PROBLEM TO SOLVE: Retype the data that follows line by line, exactly, and leave its pictures out.

GIVEN INFORMATION:

* * * * * * *

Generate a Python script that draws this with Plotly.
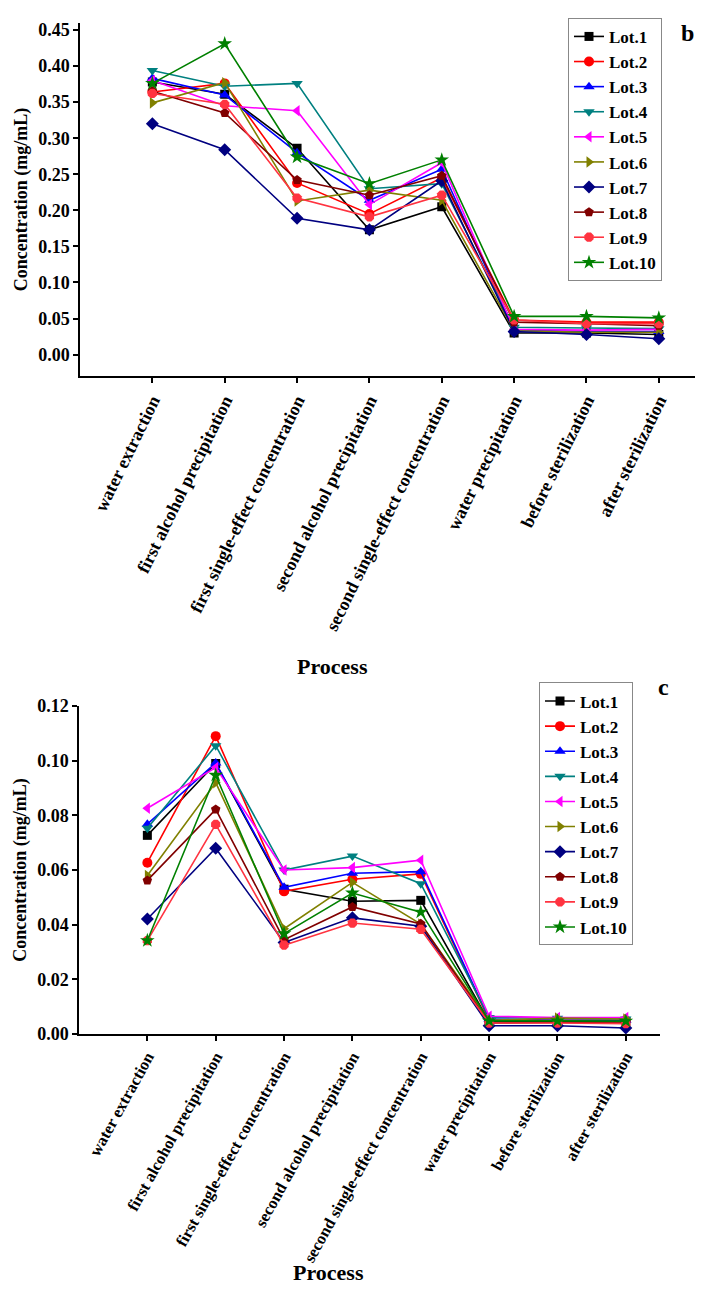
import plotly.graph_objects as go

processes = ["water extraction", "first alcohol precipitation", "first single-effect concentration",
             "second alcohol precipitation", "second single-effect concentration", "water precipitation",
             "before sterilization", "after sterilization"]
lots = ["Lot.1", "Lot.2", "Lot.3", "Lot.4", "Lot.5", "Lot.6", "Lot.7", "Lot.8", "Lot.9", "Lot.10"]

# panel b
b_lot1 = [0.378, 0.361, 0.286, 0.173, 0.205, 0.030, 0.030, 0.028]
b_lot2 = [0.364, 0.376, 0.238, 0.195, 0.245, 0.048, 0.045, 0.045]
b_lot3 = [0.383, 0.360, 0.280, 0.214, 0.257, 0.034, 0.032, 0.032]
b_lot4 = [0.394, 0.372, 0.376, 0.230, 0.237, 0.038, 0.037, 0.036]
b_lot5 = [0.380, 0.345, 0.338, 0.208, 0.266, 0.035, 0.034, 0.035]
b_lot6 = [0.349, 0.377, 0.213, 0.228, 0.214, 0.033, 0.031, 0.031]
b_lot7 = [0.320, 0.284, 0.189, 0.173, 0.241, 0.032, 0.028, 0.022]
b_lot8 = [0.365, 0.335, 0.242, 0.221, 0.248, 0.045, 0.043, 0.040]
b_lot9 = [0.362, 0.347, 0.217, 0.191, 0.221, 0.048, 0.043, 0.043]
b_lot10 = [0.376, 0.431, 0.274, 0.237, 0.270, 0.053, 0.053, 0.051]

# panel c
c_lot1 = [0.0727, 0.0990, 0.0530, 0.0486, 0.0489, 0.0045, 0.0045, 0.0045]
c_lot2 = [0.0627, 0.1090, 0.0522, 0.0566, 0.0586, 0.0050, 0.0050, 0.0050]
c_lot3 = [0.0768, 0.0992, 0.0537, 0.0588, 0.0594, 0.0055, 0.0050, 0.0050]
c_lot4 = [0.0753, 0.1055, 0.0600, 0.0651, 0.0550, 0.0060, 0.0058, 0.0055]
c_lot5 = [0.0826, 0.0975, 0.0600, 0.0609, 0.0636, 0.0065, 0.0060, 0.0060]
c_lot6 = [0.0580, 0.0920, 0.0385, 0.0555, 0.0402, 0.0050, 0.0058, 0.0055]
c_lot7 = [0.0421, 0.0680, 0.0335, 0.0425, 0.0394, 0.0030, 0.0030, 0.0022]
c_lot8 = [0.0562, 0.0822, 0.0345, 0.0465, 0.0403, 0.0040, 0.0042, 0.0040]
c_lot9 = [0.0342, 0.0767, 0.0325, 0.0406, 0.0383, 0.0040, 0.0040, 0.0038]
c_lot10 = [0.0342, 0.0947, 0.0367, 0.0516, 0.0446, 0.0048, 0.0048, 0.0047]

b_data = [b_lot1, b_lot2, b_lot3, b_lot4, b_lot5, b_lot6, b_lot7, b_lot8, b_lot9, b_lot10]
c_data = [c_lot1, c_lot2, c_lot3, c_lot4, c_lot5, c_lot6, c_lot7, c_lot8, c_lot9, c_lot10]

colors = ["#000000", "#FF0000", "#0000FF", "#008080", "#FF00FF", "#808000", "#000080", "#800000", "#FF3340", "#008000"]
symbols = ["square", "circle", "triangle-up", "triangle-down", "triangle-left", "triangle-right",
           "diamond", "pentagon", "octagon", "star"]
sizes = [9, 10, 10, 10, 10, 10, 10, 10, 10, 11]

FONT = "Liberation Serif"
fig = go.Figure()

for i, name in enumerate(lots):
    fig.add_trace(go.Scatter(x=processes, y=b_data[i], name=name, mode="lines+markers",
                             line=dict(color=colors[i], width=1.6),
                             marker=dict(symbol=symbols[i], size=sizes[i], color=colors[i]),
                             xaxis="x", yaxis="y", legend="legend"))
for i, name in enumerate(lots):
    fig.add_trace(go.Scatter(x=processes, y=c_data[i], name=name, mode="lines+markers",
                             line=dict(color=colors[i], width=1.6),
                             marker=dict(symbol=symbols[i], size=sizes[i], color=colors[i]),
                             xaxis="x2", yaxis="y2", legend="legend2"))

W, H = 704, 1298
def px(x): return x / W
def py(y): return 1 - y / H

def axis_common(size):
    return dict(showline=True, linecolor="black", linewidth=1.5, ticks="outside", ticklen=5,
                tickwidth=1.5, tickcolor="black", showgrid=False, zeroline=False,
                tickfont=dict(family=FONT, size=size, color="black", weight="bold"))

ytitle = dict(text="Concentration (mg/mL)", font=dict(family=FONT, size=18, weight="bold"), standoff=6)

def note(text, x, y, size):
    return dict(text=text, x=px(x), y=py(y), xref="paper", yref="paper", showarrow=False,
                xanchor="center", yanchor="middle", font=dict(family=FONT, size=size, weight="bold"))

fig.update_layout(
    width=W, height=H, margin=dict(l=0, r=0, t=0, b=0),
    paper_bgcolor="white", plot_bgcolor="white",
    font=dict(family=FONT, color="black"),
    xaxis=dict(domain=[px(80), px(695)], anchor="y", type="category", range=[-1, 7.5],
               tickangle=-64, **axis_common(18)),
    yaxis=dict(domain=[py(372), py(13)], anchor="x", range=[-0.03, 0.46], tickvals=[i * 0.05 for i in range(10)],
               tickformat=".2f", title=ytitle, **axis_common(18)),
    xaxis2=dict(domain=[px(79), px(660)], anchor="y2", type="category", range=[-1, 7.5],
                tickangle=-61, **axis_common(16.5)),
    yaxis2=dict(domain=[py(1040), py(707)], anchor="x2", range=[0, 0.12], tickvals=[i * 0.02 for i in range(7)],
                tickformat=".2f", title=ytitle, **axis_common(18)),
    legend=dict(x=px(568), y=py(8), xanchor="left", yanchor="top", bgcolor="white",
                bordercolor="#888888", borderwidth=1, tracegroupgap=0,
                font=dict(family=FONT, size=17, color="black", weight="bold")),
    legend2=dict(x=px(539), y=py(683), xanchor="left", yanchor="top", bgcolor="white",
                 bordercolor="#888888", borderwidth=1, tracegroupgap=0,
                 font=dict(family=FONT, size=17, color="black", weight="bold")),
    annotations=[
        note("Process", 332, 667, 22),
        note("Process", 328, 1282, 22),
        note("b", 687, 23, 24),
        note("c", 663, 688, 24),
    ],
)

fig.write_html("out.html", config={"displayModeBar": False},
               post_script="document.body.style.margin='0';document.body.style.overflow='hidden';")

* * * * * * *

ANSWER TO THIS PROBLEM:
Generate a Python script that draws this with Plotly.
import plotly.graph_objects as go

processes = ["water extraction", "first alcohol precipitation", "first single-effect concentration",
             "second alcohol precipitation", "second single-effect concentration", "water precipitation",
             "before sterilization", "after sterilization"]
lots = ["Lot.1", "Lot.2", "Lot.3", "Lot.4", "Lot.5", "Lot.6", "Lot.7", "Lot.8", "Lot.9", "Lot.10"]

# panel b
b_lot1 = [0.378, 0.361, 0.286, 0.173, 0.205, 0.030, 0.030, 0.028]
b_lot2 = [0.364, 0.376, 0.238, 0.195, 0.245, 0.048, 0.045, 0.045]
b_lot3 = [0.383, 0.360, 0.280, 0.214, 0.257, 0.034, 0.032, 0.032]
b_lot4 = [0.394, 0.372, 0.376, 0.230, 0.237, 0.038, 0.037, 0.036]
b_lot5 = [0.380, 0.345, 0.338, 0.208, 0.266, 0.035, 0.034, 0.035]
b_lot6 = [0.349, 0.377, 0.213, 0.228, 0.214, 0.033, 0.031, 0.031]
b_lot7 = [0.320, 0.284, 0.189, 0.173, 0.241, 0.032, 0.028, 0.022]
b_lot8 = [0.365, 0.335, 0.242, 0.221, 0.248, 0.045, 0.043, 0.040]
b_lot9 = [0.362, 0.347, 0.217, 0.191, 0.221, 0.048, 0.043, 0.043]
b_lot10 = [0.376, 0.431, 0.274, 0.237, 0.270, 0.053, 0.053, 0.051]

# panel c
c_lot1 = [0.0727, 0.0990, 0.0530, 0.0486, 0.0489, 0.0045, 0.0045, 0.0045]
c_lot2 = [0.0627, 0.1090, 0.0522, 0.0566, 0.0586, 0.0050, 0.0050, 0.0050]
c_lot3 = [0.0768, 0.0992, 0.0537, 0.0588, 0.0594, 0.0055, 0.0050, 0.0050]
c_lot4 = [0.0753, 0.1055, 0.0600, 0.0651, 0.0550, 0.0060, 0.0058, 0.0055]
c_lot5 = [0.0826, 0.0975, 0.0600, 0.0609, 0.0636, 0.0065, 0.0060, 0.0060]
c_lot6 = [0.0580, 0.0920, 0.0385, 0.0555, 0.0402, 0.0050, 0.0058, 0.0055]
c_lot7 = [0.0421, 0.0680, 0.0335, 0.0425, 0.0394, 0.0030, 0.0030, 0.0022]
c_lot8 = [0.0562, 0.0822, 0.0345, 0.0465, 0.0403, 0.0040, 0.0042, 0.0040]
c_lot9 = [0.0342, 0.0767, 0.0325, 0.0406, 0.0383, 0.0040, 0.0040, 0.0038]
c_lot10 = [0.0342, 0.0947, 0.0367, 0.0516, 0.0446, 0.0048, 0.0048, 0.0047]

b_data = [b_lot1, b_lot2, b_lot3, b_lot4, b_lot5, b_lot6, b_lot7, b_lot8, b_lot9, b_lot10]
c_data = [c_lot1, c_lot2, c_lot3, c_lot4, c_lot5, c_lot6, c_lot7, c_lot8, c_lot9, c_lot10]

colors = ["#000000", "#FF0000", "#0000FF", "#008080", "#FF00FF", "#808000", "#000080", "#800000", "#FF3340", "#008000"]
symbols = ["square", "circle", "triangle-up", "triangle-down", "triangle-left", "triangle-right",
           "diamond", "pentagon", "octagon", "star"]
sizes = [9, 10, 10, 10, 10, 10, 10, 10, 10, 11]

FONT = "Liberation Serif"
fig = go.Figure()

for i, name in enumerate(lots):
    fig.add_trace(go.Scatter(x=processes, y=b_data[i], name=name, mode="lines+markers",
                             line=dict(color=colors[i], width=1.6),
                             marker=dict(symbol=symbols[i], size=sizes[i], color=colors[i]),
                             xaxis="x", yaxis="y", legend="legend"))
for i, name in enumerate(lots):
    fig.add_trace(go.Scatter(x=processes, y=c_data[i], name=name, mode="lines+markers",
                             line=dict(color=colors[i], width=1.6),
                             marker=dict(symbol=symbols[i], size=sizes[i], color=colors[i]),
                             xaxis="x2", yaxis="y2", legend="legend2"))

W, H = 704, 1298
def px(x): return x / W
def py(y): return 1 - y / H

def axis_common(size):
    return dict(showline=True, linecolor="black", linewidth=1.5, ticks="outside", ticklen=5,
                tickwidth=1.5, tickcolor="black", showgrid=False, zeroline=False,
                tickfont=dict(family=FONT, size=size, color="black", weight="bold"))

ytitle = dict(text="Concentration (mg/mL)", font=dict(family=FONT, size=18, weight="bold"), standoff=6)

def note(text, x, y, size):
    return dict(text=text, x=px(x), y=py(y), xref="paper", yref="paper", showarrow=False,
                xanchor="center", yanchor="middle", font=dict(family=FONT, size=size, weight="bold"))

fig.update_layout(
    width=W, height=H, margin=dict(l=0, r=0, t=0, b=0),
    paper_bgcolor="white", plot_bgcolor="white",
    font=dict(family=FONT, color="black"),
    xaxis=dict(domain=[px(80), px(695)], anchor="y", type="category", range=[-1, 7.5],
               tickangle=-64, **axis_common(18)),
    yaxis=dict(domain=[py(372), py(13)], anchor="x", range=[-0.03, 0.46], tickvals=[i * 0.05 for i in range(10)],
               tickformat=".2f", title=ytitle, **axis_common(18)),
    xaxis2=dict(domain=[px(79), px(660)], anchor="y2", type="category", range=[-1, 7.5],
                tickangle=-61, **axis_common(16.5)),
    yaxis2=dict(domain=[py(1040), py(707)], anchor="x2", range=[0, 0.12], tickvals=[i * 0.02 for i in range(7)],
                tickformat=".2f", title=ytitle, **axis_common(18)),
    legend=dict(x=px(568), y=py(8), xanchor="left", yanchor="top", bgcolor="white",
                bordercolor="#888888", borderwidth=1, tracegroupgap=0,
                font=dict(family=FONT, size=17, color="black", weight="bold")),
    legend2=dict(x=px(539), y=py(683), xanchor="left", yanchor="top", bgcolor="white",
                 bordercolor="#888888", borderwidth=1, tracegroupgap=0,
                 font=dict(family=FONT, size=17, color="black", weight="bold")),
    annotations=[
        note("Process", 332, 667, 22),
        note("Process", 328, 1282, 22),
        note("b", 687, 23, 24),
        note("c", 663, 688, 24),
    ],
)

fig.write_html("out.html", config={"displayModeBar": False},
               post_script="document.body.style.margin='0';document.body.style.overflow='hidden';")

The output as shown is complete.